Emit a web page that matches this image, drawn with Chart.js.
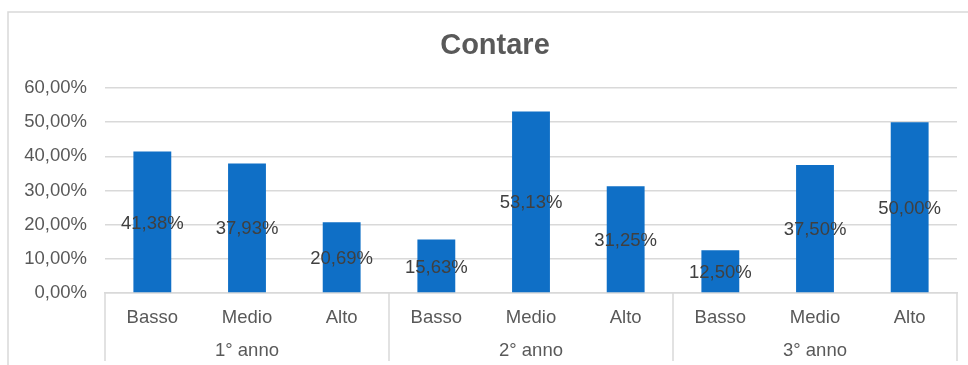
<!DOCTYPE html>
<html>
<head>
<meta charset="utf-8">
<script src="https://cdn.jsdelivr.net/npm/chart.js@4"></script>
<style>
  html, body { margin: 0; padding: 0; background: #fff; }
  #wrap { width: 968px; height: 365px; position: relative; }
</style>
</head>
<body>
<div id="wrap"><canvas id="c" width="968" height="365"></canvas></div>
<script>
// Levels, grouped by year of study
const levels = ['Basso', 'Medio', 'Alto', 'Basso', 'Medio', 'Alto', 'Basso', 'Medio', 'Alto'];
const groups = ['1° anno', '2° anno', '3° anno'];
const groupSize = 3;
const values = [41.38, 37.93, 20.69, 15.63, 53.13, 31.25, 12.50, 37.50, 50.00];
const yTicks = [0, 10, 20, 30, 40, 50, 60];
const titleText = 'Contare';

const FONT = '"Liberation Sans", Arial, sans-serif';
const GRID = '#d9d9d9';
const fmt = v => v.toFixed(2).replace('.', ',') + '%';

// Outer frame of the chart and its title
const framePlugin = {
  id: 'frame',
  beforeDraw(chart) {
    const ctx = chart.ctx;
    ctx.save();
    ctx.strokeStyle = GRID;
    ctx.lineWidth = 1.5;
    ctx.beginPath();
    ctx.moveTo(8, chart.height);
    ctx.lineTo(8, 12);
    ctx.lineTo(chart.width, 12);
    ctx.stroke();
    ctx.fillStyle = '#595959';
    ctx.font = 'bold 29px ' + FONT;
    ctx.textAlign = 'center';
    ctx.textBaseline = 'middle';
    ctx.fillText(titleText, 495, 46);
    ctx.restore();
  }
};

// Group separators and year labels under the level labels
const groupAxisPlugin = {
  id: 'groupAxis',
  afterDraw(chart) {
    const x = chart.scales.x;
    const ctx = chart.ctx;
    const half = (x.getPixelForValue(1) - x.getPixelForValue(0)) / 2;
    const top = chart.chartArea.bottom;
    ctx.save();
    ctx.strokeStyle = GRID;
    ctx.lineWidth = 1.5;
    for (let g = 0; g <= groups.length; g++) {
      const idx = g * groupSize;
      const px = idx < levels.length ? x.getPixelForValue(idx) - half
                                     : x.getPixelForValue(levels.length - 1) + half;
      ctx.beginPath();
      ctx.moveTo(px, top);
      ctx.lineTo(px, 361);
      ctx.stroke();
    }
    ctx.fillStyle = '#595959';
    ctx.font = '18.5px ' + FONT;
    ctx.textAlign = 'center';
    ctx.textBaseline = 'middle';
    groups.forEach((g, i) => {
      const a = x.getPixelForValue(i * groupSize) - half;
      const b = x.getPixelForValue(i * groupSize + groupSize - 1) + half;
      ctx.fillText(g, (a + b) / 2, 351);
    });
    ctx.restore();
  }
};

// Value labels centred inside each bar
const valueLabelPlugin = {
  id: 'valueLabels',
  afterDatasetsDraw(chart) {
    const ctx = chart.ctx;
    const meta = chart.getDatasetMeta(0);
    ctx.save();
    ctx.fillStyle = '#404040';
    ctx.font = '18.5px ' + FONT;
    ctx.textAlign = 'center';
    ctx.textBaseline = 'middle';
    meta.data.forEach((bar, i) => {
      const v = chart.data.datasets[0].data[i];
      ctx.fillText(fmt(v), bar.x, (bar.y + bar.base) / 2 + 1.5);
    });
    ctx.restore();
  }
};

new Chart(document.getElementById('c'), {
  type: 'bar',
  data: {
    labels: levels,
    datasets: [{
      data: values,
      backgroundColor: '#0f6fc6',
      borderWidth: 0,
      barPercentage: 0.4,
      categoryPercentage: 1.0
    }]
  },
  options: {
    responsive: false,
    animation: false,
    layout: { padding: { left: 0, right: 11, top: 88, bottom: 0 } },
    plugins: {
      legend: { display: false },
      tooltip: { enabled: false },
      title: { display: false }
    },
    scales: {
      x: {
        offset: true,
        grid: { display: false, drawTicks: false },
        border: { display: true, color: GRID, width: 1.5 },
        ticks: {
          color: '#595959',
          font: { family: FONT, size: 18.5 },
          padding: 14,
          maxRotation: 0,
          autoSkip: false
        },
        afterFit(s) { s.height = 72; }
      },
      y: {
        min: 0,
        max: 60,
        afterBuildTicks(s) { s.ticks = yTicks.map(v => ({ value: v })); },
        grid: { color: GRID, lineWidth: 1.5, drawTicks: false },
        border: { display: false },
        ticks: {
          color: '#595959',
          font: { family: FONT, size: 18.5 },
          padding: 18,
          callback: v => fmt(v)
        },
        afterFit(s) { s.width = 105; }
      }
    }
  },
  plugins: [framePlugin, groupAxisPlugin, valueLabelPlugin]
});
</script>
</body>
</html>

* [Given instruction]: Please write out all of the material above without changing a word, and omit any pictures.

* [The reply]:
Emit a web page that matches this image, drawn with Chart.js.
<!DOCTYPE html>
<html>
<head>
<meta charset="utf-8">
<script src="https://cdn.jsdelivr.net/npm/chart.js@4"></script>
<style>
  html, body { margin: 0; padding: 0; background: #fff; }
  #wrap { width: 968px; height: 365px; position: relative; }
</style>
</head>
<body>
<div id="wrap"><canvas id="c" width="968" height="365"></canvas></div>
<script>
// Levels, grouped by year of study
const levels = ['Basso', 'Medio', 'Alto', 'Basso', 'Medio', 'Alto', 'Basso', 'Medio', 'Alto'];
const groups = ['1° anno', '2° anno', '3° anno'];
const groupSize = 3;
const values = [41.38, 37.93, 20.69, 15.63, 53.13, 31.25, 12.50, 37.50, 50.00];
const yTicks = [0, 10, 20, 30, 40, 50, 60];
const titleText = 'Contare';

const FONT = '"Liberation Sans", Arial, sans-serif';
const GRID = '#d9d9d9';
const fmt = v => v.toFixed(2).replace('.', ',') + '%';

// Outer frame of the chart and its title
const framePlugin = {
  id: 'frame',
  beforeDraw(chart) {
    const ctx = chart.ctx;
    ctx.save();
    ctx.strokeStyle = GRID;
    ctx.lineWidth = 1.5;
    ctx.beginPath();
    ctx.moveTo(8, chart.height);
    ctx.lineTo(8, 12);
    ctx.lineTo(chart.width, 12);
    ctx.stroke();
    ctx.fillStyle = '#595959';
    ctx.font = 'bold 29px ' + FONT;
    ctx.textAlign = 'center';
    ctx.textBaseline = 'middle';
    ctx.fillText(titleText, 495, 46);
    ctx.restore();
  }
};

// Group separators and year labels under the level labels
const groupAxisPlugin = {
  id: 'groupAxis',
  afterDraw(chart) {
    const x = chart.scales.x;
    const ctx = chart.ctx;
    const half = (x.getPixelForValue(1) - x.getPixelForValue(0)) / 2;
    const top = chart.chartArea.bottom;
    ctx.save();
    ctx.strokeStyle = GRID;
    ctx.lineWidth = 1.5;
    for (let g = 0; g <= groups.length; g++) {
      const idx = g * groupSize;
      const px = idx < levels.length ? x.getPixelForValue(idx) - half
                                     : x.getPixelForValue(levels.length - 1) + half;
      ctx.beginPath();
      ctx.moveTo(px, top);
      ctx.lineTo(px, 361);
      ctx.stroke();
    }
    ctx.fillStyle = '#595959';
    ctx.font = '18.5px ' + FONT;
    ctx.textAlign = 'center';
    ctx.textBaseline = 'middle';
    groups.forEach((g, i) => {
      const a = x.getPixelForValue(i * groupSize) - half;
      const b = x.getPixelForValue(i * groupSize + groupSize - 1) + half;
      ctx.fillText(g, (a + b) / 2, 351);
    });
    ctx.restore();
  }
};

// Value labels centred inside each bar
const valueLabelPlugin = {
  id: 'valueLabels',
  afterDatasetsDraw(chart) {
    const ctx = chart.ctx;
    const meta = chart.getDatasetMeta(0);
    ctx.save();
    ctx.fillStyle = '#404040';
    ctx.font = '18.5px ' + FONT;
    ctx.textAlign = 'center';
    ctx.textBaseline = 'middle';
    meta.data.forEach((bar, i) => {
      const v = chart.data.datasets[0].data[i];
      ctx.fillText(fmt(v), bar.x, (bar.y + bar.base) / 2 + 1.5);
    });
    ctx.restore();
  }
};

new Chart(document.getElementById('c'), {
  type: 'bar',
  data: {
    labels: levels,
    datasets: [{
      data: values,
      backgroundColor: '#0f6fc6',
      borderWidth: 0,
      barPercentage: 0.4,
      categoryPercentage: 1.0
    }]
  },
  options: {
    responsive: false,
    animation: false,
    layout: { padding: { left: 0, right: 11, top: 88, bottom: 0 } },
    plugins: {
      legend: { display: false },
      tooltip: { enabled: false },
      title: { display: false }
    },
    scales: {
      x: {
        offset: true,
        grid: { display: false, drawTicks: false },
        border: { display: true, color: GRID, width: 1.5 },
        ticks: {
          color: '#595959',
          font: { family: FONT, size: 18.5 },
          padding: 14,
          maxRotation: 0,
          autoSkip: false
        },
        afterFit(s) { s.height = 72; }
      },
      y: {
        min: 0,
        max: 60,
        afterBuildTicks(s) { s.ticks = yTicks.map(v => ({ value: v })); },
        grid: { color: GRID, lineWidth: 1.5, drawTicks: false },
        border: { display: false },
        ticks: {
          color: '#595959',
          font: { family: FONT, size: 18.5 },
          padding: 18,
          callback: v => fmt(v)
        },
        afterFit(s) { s.width = 105; }
      }
    }
  },
  plugins: [framePlugin, groupAxisPlugin, valueLabelPlugin]
});
</script>
</body>
</html>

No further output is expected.